249. DE LA MARGRAVE DE BAIREUTH.
Le 27 janvier 1752 (1753).
Mon très-cher frère,
Vos maximes et vos leçons me servent d'une grande consolation dans la triste situation où je me trouve. Elles m'ont enseigné à me mettre au-dessus des revers de la fortune, et de regarder avec fermeté les événements qui ne concernent point le cœur et l'amitié. Nous sommes ruinés de fond en comble. Le feu prit hier au soir à huit heures au château, presque en trois endroits différents. Il y a beaucoup d'apparence qu'on l'a allumé. J'étais fort malade dans mon lit; on m'a sauvée du milieu des poutres brûlantes. J'ai conservé mon chien, mes pierreries et quelques livres, et j'ignore encore ce que je possède ou ce que j'ai perdu. Le Margrave n'a rien sauvé de ses appartements. Tout le château est en cendres; on n'a préservé qu'une aile, sans quoi toute la ville était ruinée. Je suis dans une maison, sans savoir où trouver de gîte, ni où me retirer. Mais je suis tranquille, et pense qu'on peut vivre content dans l'abaissement comme dans l'abondance.
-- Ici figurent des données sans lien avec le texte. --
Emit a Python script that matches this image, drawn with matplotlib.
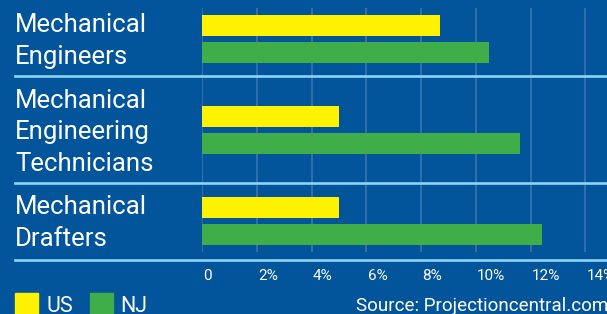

Ma bibliothèque me cause le plus de peine. Je vais mener une vie fainéante; je serai privée de l'unique compagnie que j'avais. Voilà bien des jérémiades; vous les pardonnerez, mon très-cher frère, en faveur de la confusion où je me trouve. Cette con<248>fusion m'oblige de finir, étant avec tout le respect et la tendresse imaginable, mon très-cher frère, etc.